Who were the scholastics?

The scholastics were the first heavyweight philosophical school of medieval times. Their eleventh-century founder was St. Anselm of Canterbury (1033-1109), who was followed by Peter Abelard (1079-1142) and Peter Lombard (1100-1160) in the twelfth century. During the same time, Jewish and Islamic philosophers reintroduced Aristotle to the West. This innovation culminated in the work of St. Thomas Aquinas (c. 1225-1274), followed by John Duns Scotus (1266-1308).

What did St. Anselm of Canterbury begin?

St. Anselm (1033-1109), known as "Anselm of Canterbury," was a Benedictine monk and the second Norman archbishop of canterbury. He is famous for his ontological proof for the existence of God in Proslogion, and for his model of satisfaction in the Atonement in his Cur Deus homo.

Anselm's ontological argument to prove God's existence amounts to this: Imagine a being that is the greatest being that can be imagined. Such a being exists in the intellect alone. If this greatest being were to exist only in the intellect, a greater one that existed in reality could be imagined. But there cannot exist in reality a greater being than the greatest being that can be imagined. Therefore, that imagined being is the greatest being.

Now, this greatest being would be everything and have every attribute that it is better to have than not to have: living, wise, powerful, true, just, blessed, unchangeable, non-physical, eternal, beautiful, harmonious, sweet, and so forth. That is—and this is the crux of the ontological argument—because being is better than non-being, God will have being, which is to say, he will exist.
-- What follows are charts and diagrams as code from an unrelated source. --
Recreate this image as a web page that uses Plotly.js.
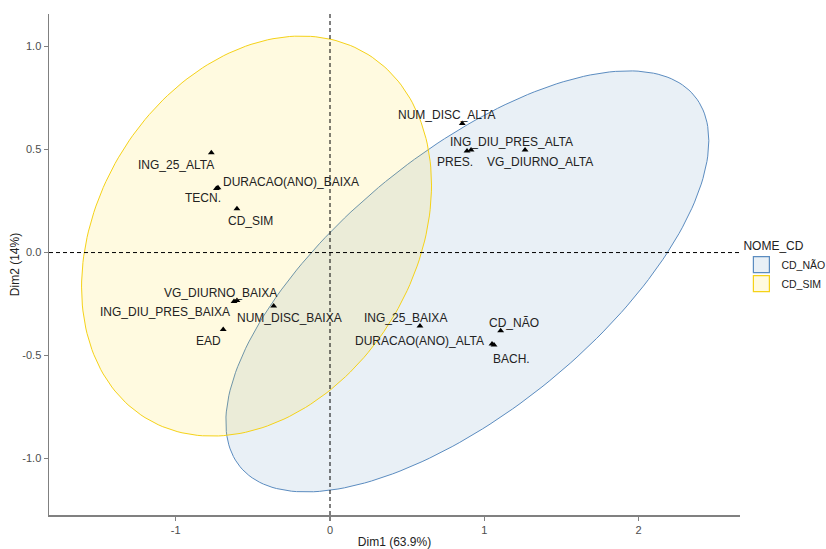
<!DOCTYPE html>
<html>
<head>
<meta charset="utf-8">
<script src="https://cdn.plot.ly/plotly-3.0.1.min.js"></script>
<style>html,body{margin:0;padding:0;background:#fff;}#chart{width:826px;height:549px;}</style>
</head>
<body>
<div id="chart"></div>
<script>
// Category points (MCA map)
const labels = ["NUM_DISC_ALTA","ING_DIU_PRES_ALTA","PRES.","VG_DIURNO_ALTA","ING_25_ALTA","DURACAO(ANO)_BAIXA","TECN.","CD_SIM","VG_DIURNO_BAIXA","ING_DIU_PRES_BAIXA","NUM_DISC_BAIXA","EAD","ING_25_BAIXA","CD_NÃO","BACH.","DURACAO(ANO)_ALTA"];
const dim1 = [0.857, 0.914, 0.888, 1.264, -0.769, -0.726, -0.736, -0.603, -0.603, -0.622, -0.365, -0.692, 0.583, 1.106, 1.063, 1.050];
const dim2 = [0.627, 0.498, 0.493, 0.498, 0.484, 0.315, 0.311, 0.213, -0.233, -0.238, -0.260, -0.373, -0.357, -0.380, -0.449, -0.444];
// label offsets in pixels (repel placement)
const labelDx = [-15, 40, -12, 15, -35, 73, -13, 14, -16, -69, 16, -15, -14, 13, 17, -73];
const labelDy = [8, 8, -11, -12, -12, 6, -10, -12, 8, -10, -12, -12, 8, 8, -14, 3];

// Group ellipses (NOME_CD)
const groups = ["CD_NÃO", "CD_SIM"];
const ellCx = [0.890, -0.476];
const ellCy = [-0.140, 0.080];
const ellHx = [1.565, 1.134];
const ellHy = [1.022, 0.971];
const ellCosPhi = [0.668, 0.255];
const lineColors = ["#5b8cc0", "#f5d218"];
const fillColors = ["rgba(70,130,180,0.12)", "rgba(255,215,0,0.12)"];

const font = "Liberation Sans, Arial, sans-serif";
const traces = [];
for (let g = 0; g < groups.length; g++) {
  const phi = Math.acos(ellCosPhi[g]);
  const xs = [], ys = [];
  for (let i = 0; i <= 200; i++) {
    const t = 2 * Math.PI * i / 200;
    xs.push(ellCx[g] + ellHx[g] * Math.cos(t));
    ys.push(ellCy[g] + ellHy[g] * Math.cos(t - phi));
  }
  traces.push({x: xs, y: ys, type: "scatter", mode: "lines", fill: "toself",
    fillcolor: fillColors[g], line: {color: lineColors[g], width: 1},
    showlegend: false, hoverinfo: "skip"});
}
for (let g = 0; g < groups.length; g++) {
  traces.push({x: [null], y: [null], type: "scatter", mode: "markers", name: groups[g],
    marker: {symbol: "square", size: 16, color: fillColors[g], line: {color: lineColors[g], width: 1.2}}});
}
traces.push({x: dim1, y: dim2, type: "scatter", mode: "markers", showlegend: false,
  marker: {symbol: "triangle-up", size: 6, color: "#000"}, text: labels, hoverinfo: "text"});

const annotations = labels.map((l, i) => ({
  x: dim1[i], y: dim2[i], xref: "x", yref: "y", text: l, showarrow: false,
  xshift: labelDx[i], yshift: labelDy[i], font: {family: font, size: 12, color: "#222"}
}));

const axisCommon = {showgrid: false, zeroline: false, showline: true, linecolor: "#808080", linewidth: 1.5,
  ticks: "outside", ticklen: 4, tickcolor: "#808080", tickwidth: 1.2,
  tickfont: {family: font, size: 11, color: "#4d4d4d"}};

const layout = {
  width: 826, height: 549,
  margin: {l: 49, r: 86, t: 14, b: 34, autoexpand: false},
  paper_bgcolor: "#fff", plot_bgcolor: "#fff",
  xaxis: Object.assign({}, axisCommon, {range: [-1.821, 2.657], tickvals: [-1, 0, 1, 2], ticktext: ["-1", "0", "1", "2"],
    title: {text: "Dim1 (63.9%)", font: {family: font, size: 12, color: "#222"}, standoff: 4}}),
  yaxis: Object.assign({}, axisCommon, {range: [-1.274, 1.158], tickvals: [-1, -0.5, 0, 0.5, 1], ticktext: ["-1.0", "-0.5", "0.0", "0.5", "1.0"],
    title: {text: "Dim2 (14%)", font: {family: font, size: 12, color: "#222"}, standoff: 0}}),
  shapes: [
    {type: "line", xref: "x", yref: "paper", x0: 0, x1: 0, y0: 0, y1: 1, line: {color: "#000", width: 1, dash: "4px,3px"}},
    {type: "line", xref: "paper", yref: "y", x0: 0, x1: 1, y0: 0, y1: 0, line: {color: "#000", width: 1, dash: "4px,3px"}}
  ],
  annotations: annotations,
  showlegend: true,
  legend: {x: 1.002, xanchor: "left", y: 0.56, yanchor: "top", traceorder: "normal", tracegroupgap: 0,
    title: {text: "NOME_CD", font: {family: font, size: 12, color: "#222"}},
    font: {family: font, size: 10.5, color: "#222"}, itemwidth: 30}
};

Plotly.newPlot("chart", traces, layout, {displayModeBar: false, staticPlot: true});
</script>
</body>
</html>
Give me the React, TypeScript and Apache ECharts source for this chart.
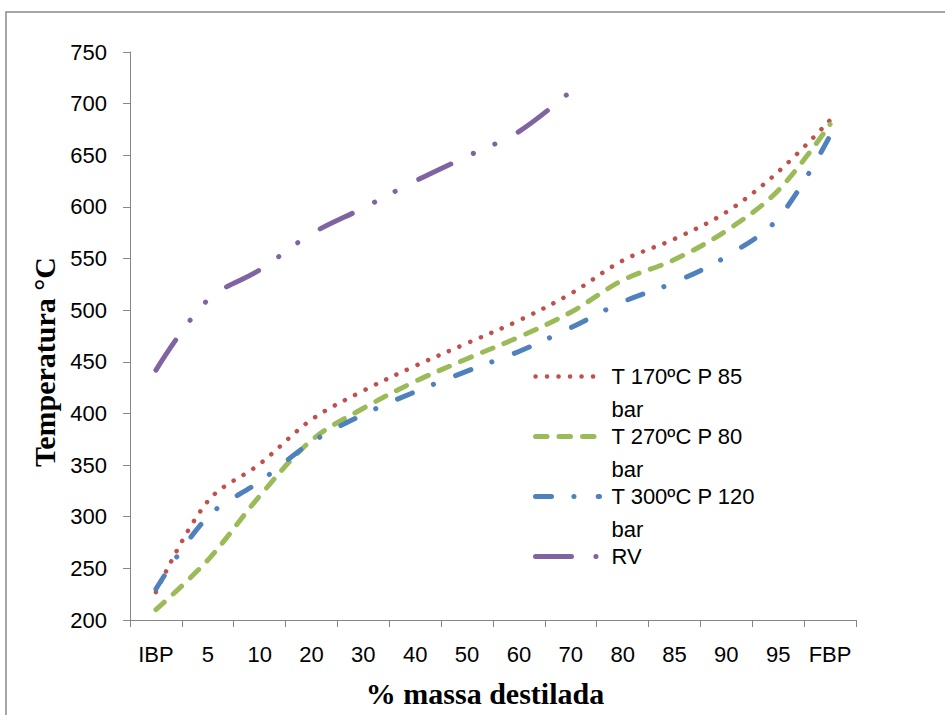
import React, { useEffect, useRef } from 'react';
import * as echarts from 'echarts';

const categories = ['IBP', '5', '10', '20', '30', '40', '50', '60', '70', '80', '85', '90', '95', 'FBP'];
const seriesNames = ['T 170ºC P 85 bar', 'T 270ºC P 80 bar', 'T 300ºC P 120 bar', 'RV'];
const t170 = [227, 315, 351, 394, 422, 446, 468, 490, 516, 548, 569, 595, 634, 684];
const t270 = [210, 258, 320, 374, 405, 431, 453, 474, 498, 529, 549, 577, 616, 680];
const t300 = [230, 300, 334, 372, 399, 421, 441, 460, 483, 508, 527, 552, 589, 669];
const rv = [442, 510, 539, 574, 599, 625, 649, 673, 712, null, null, null, null, null];

const colors = ['#C0504D', '#9BBB59', '#4F81BD', '#8064A2'];
const dashes: number[][] = [
  [0.1, 11.4],
  [11.5, 12],
  [16, 22.4, 0.1, 24.2],
  [36, 24.4, 0.1, 23.5, 0.1, 26.2],
];
const widths = [4.5, 5, 5, 5];

export default function App() {
  const ref = useRef<HTMLDivElement>(null);
  useEffect(() => {
    const chart = echarts.init(ref.current!, null, { renderer: 'svg' });
    const lbl = { fontFamily: 'Liberation Sans', fontSize: 22, color: '#000' };
    const datas = [t170, t270, t300, rv];
    chart.setOption({
      animation: false,
      backgroundColor: '#fff',
      grid: { left: 130, right: 89, top: 52, bottom: 95, containLabel: false },
      xAxis: {
        type: 'category',
        data: categories,
        boundaryGap: true,
        axisLine: { lineStyle: { color: '#868686', width: 1 } },
        axisTick: { show: true, length: 7, inside: false, lineStyle: { color: '#868686' } },
        axisLabel: { ...lbl, margin: 23, interval: 0 },
        splitLine: { show: false },
        name: '% massa destilada',
        nameLocation: 'middle',
        nameGap: 58,
        nameTextStyle: {
          fontFamily: 'Liberation Serif',
          fontWeight: 'bold',
          fontSize: 30,
          color: '#000',
          padding: [0, 16, 0, 0],
        },
      },
      yAxis: {
        type: 'value',
        min: 200,
        max: 750,
        interval: 50,
        splitLine: { show: false },
        axisLine: { show: true, lineStyle: { color: '#868686', width: 1 } },
        axisTick: { show: true, length: 7, inside: false, lineStyle: { color: '#868686' } },
        axisLabel: { ...lbl, margin: 23 },
        name: 'Temperatura °C',
        nameLocation: 'middle',
        nameGap: 71,
        nameRotate: 90,
        nameTextStyle: {
          fontFamily: 'Liberation Serif',
          fontWeight: 'bold',
          fontSize: 30,
          color: '#000',
          padding: [0, 52, 0, 0],
        },
      },
      legend: {
        orient: 'vertical',
        left: 533,
        top: 327,
        padding: 0,
        itemGap: -39,
        itemWidth: 64,
        itemHeight: 14,
        textStyle: { ...lbl, lineHeight: 33, padding: [0, 0, 0, 7] },
        lineStyle: { width: 'inherit' },
        itemStyle: { opacity: 0 },
        formatter: (n: string) => '\n' + (n.indexOf(' bar') >= 0 ? n.replace(' bar', '\nbar') : n + '\n'),
        data: seriesNames,
      },
      graphic: [
        {
          type: 'rect',
          silent: true,
          z: -10,
          shape: { x: 6, y: 12, width: 1000, height: 1000 },
          style: { fill: 'none', stroke: '#898989', lineWidth: 1.5 },
        },
      ],
      series: seriesNames.map((name, i) => ({
        name,
        type: 'line',
        data: datas[i],
        smooth: 0.35,
        symbol: 'none',
        showSymbol: false,
        connectNulls: false,
        itemStyle: { color: colors[i] },
        lineStyle: { color: colors[i], width: widths[i], type: dashes[i], cap: 'round', join: 'round' },
      })),
    });
    return () => chart.dispose();
  }, []);
  return <div ref={ref} style={{ position: 'fixed', left: 0, top: 0, width: 945, height: 715 }} />;
}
Anselm goes on to claim that God, as the greatest being that can be imagined, is simple. Everything that exists is better insofar as it more resembles the creator of all things: namely, God. All created beings, which are created by God, owe their being and well-being to God. But God is independent and has no obligations to his creations.

Did Anselm face objections to his ontological argument?

Yes. Also, different forms of St. Anselm's (1033-1109) argument kept popping up in the history of philosophy after Anselm died, as did different objections to it. It remains a subject of debate in some circles to this day. Anselm had posed his argument as something that a fool, who did not believe in God, would have to agree with. His contemporary, a monk called "Gaunilon," took up the position of the fool.

Gaunilon first said that it was impossible to conceive or imagine "a being than which nothing greater can be conceived." Anselm's response was that if the words "a being than which nothing greater can be conceived" are understood, then one (the fool) has conceived of or imagined this being. And because this being is so great and existence or being is greater than non-existence or non-being, the being exists.

What are the roots of St. Anselm's ontological argument?

First, St. Anselm's (1033-1109) argument for God's existence seems to depend on pure reason as means to truth, which goes back to the ancient Greeks. That it only depends on reason, without observation or experience, perhaps makes it closer to Plato, or the Neoplatonists, than to Aristotle. Second, the argument relies on the ancient assumption that being or having more being is "better" or more perfect than non-being or having less being.

Has anyone succeeded in refuting Anselm's ontological argument?

Many philosophers believe that Immanuel Kant (1724-1804) killed Anselm's argument with his claim that existence or being is "not a predicate" or a quality that a thing can have or not have. But other philosophers continued to debate both Anselm's and others' forms of the ontological argument.